Jeudi 17 juin 2021 par Ralph Gambihler

Une Cathédrale à soi

Dans une vie antérieure, Dave Robicheaux, le détective cajun cher à James Lee Burke, croyait voir des soldats confédérés dans une brume plus mortifère qu'électrique. Bertrand Tavernier avait tenté de mettre cela en images dans ce qui n'était pas son meilleur film. Et voilà que les hallucinations le reprennent !  Dans Une Cathédrale à soi, Robicheaux s'embourbe dans la vision d'un galion aux voiles noires que seul son acolyte préféré, le très impulsif Clete Purcel, entraperçoit lui aussi dans ses moments de dérive.

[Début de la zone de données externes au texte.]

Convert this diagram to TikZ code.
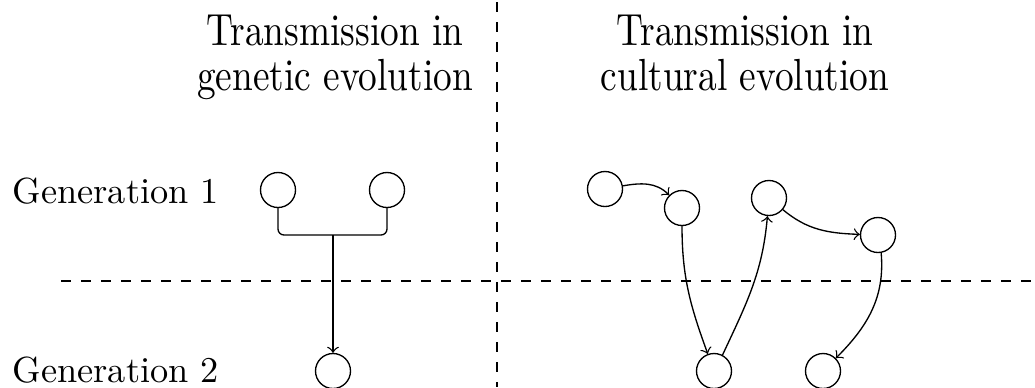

Ce galion-fantôme qui semble être une resucée des bateaux d'esclaves d'autrefois accompagne un personnage à première vue maléfique, Gideon Richetti, créature reptilienne ayant traversé les époques, de l'Inquisition à la période Mussolini. De quoi brouiller encore davantage les règlements de comptes entre deux familles de mafieux qui s'affrontent tels les Capulet et les Montaigu avec dans la peau de Roméo un guitariste héroïnomane et dans celle de Juliette une jeune chanteuse diaphane promise à l'oncle de son amoureux, lequel veut en faire son esclave sexuelle tout en traficotant avec l'extrême-droite néo-nazie la plus imbuvable.

On l'aura compris, le nouveau James Lee Burke ne brille pas par sa frugalité. Comme dans La Fête des Fous, celui qu'on a surnommé le "Faulkner du polar " peine de plus en plus, désormais, à éviter lourdeurs et clichés dans ses improbables cocktails de gothique et de panthéisme louisianais. Ce n'est que lorsque sa prose se fait plus sèche -sa description, par exemple, des exécutions capitales dans la prison d'Angola- que James Lee Burke retrouve l'intensité si scotchante de Lumière du monde, l'un de ses derniers joyaux.

Pour le reste, Robicheaux ressasse ses vieux démons: l'alcool, la guerre au Vietnam, sa mise à l'écart plus intermittente qu'autre chose de la police, son veuvage (lequel ne lui interdit pas visiblement de séduire de superbes créatures), et surtout les éternelles racines du mal que la moiteur louisianaise rend encore plus étouffantes. Entre deux orgies sanguinolentes, il se rend tout de même compte que "chacun possède une cathédrale à soi, un lieu particulier où revenir quand le monde pèse trop sur nous, dans le passé et le futur, et que le sentiment de perte et de désespoir se lèvent avec le soleil ". C'est joliment écrit, mais la sobriété, notamment en littérature, n'est pas non plus sans charme.